Motion Magnification for Optical-Based Structural Health Monitoring

Applications of motion magnification has been seen as an effective way to extract pertinent structural health monitoring data without the use of instrumentation. In particular, phase-based motion magnification (PMM) has been adopted to amplify subtle motions that cannot be seen clearly without further processing. For large infrastructure, this tool can be helpful in identifying the dynamic range of motion and modal frequencies. The use of accelerometers poses a problem for structures that contain large geometry, due to the complexities that arise when attempting to setup a modal test. Optically, one can identify singular points or regions of interest that capture a large range of motion for a structure. These regions of interest ultimately provide the dynamic information that is needed to perform structural health monitoring (SHM) of a complex system. This paper aims to identify a shift in frequency and operational deflection shapes due to varying loading scenarios while using PMM. The ability to capture multiple points without being limited by a data acquisition system permits further analysis of structural health.
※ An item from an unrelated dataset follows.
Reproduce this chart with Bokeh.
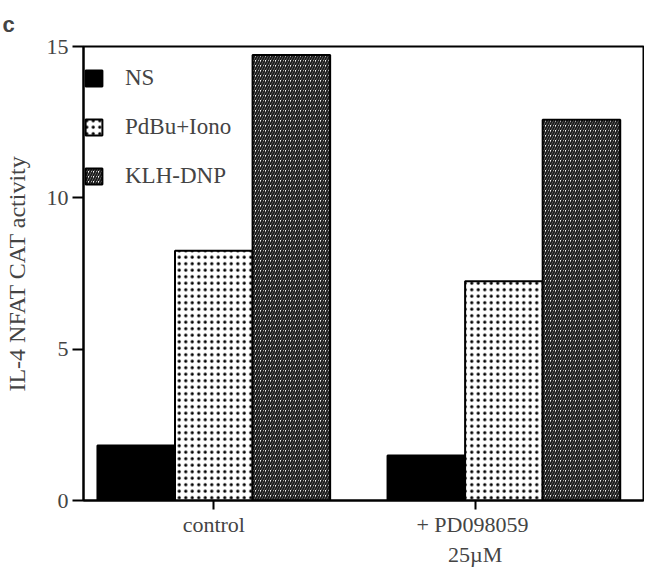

For example, the ability to apply varying loading scenarios can provide warnings as to how a frequency shifts while sustaining a particular force. Due to the plethora of loading conditions, the variation in external loading makes SHM a more conclusive process. For instance, it was applied many different scenarios for loading conditions and damages to observe the shifts in the frequencies due to each factor. It was also done testing with different sensing techniques and with traditional sensing to verify the reliability of PMM. The tests were done in laboratory structures and in real structures to prove the applicability of PMM and to verify what information is needed to identify damage in the structure.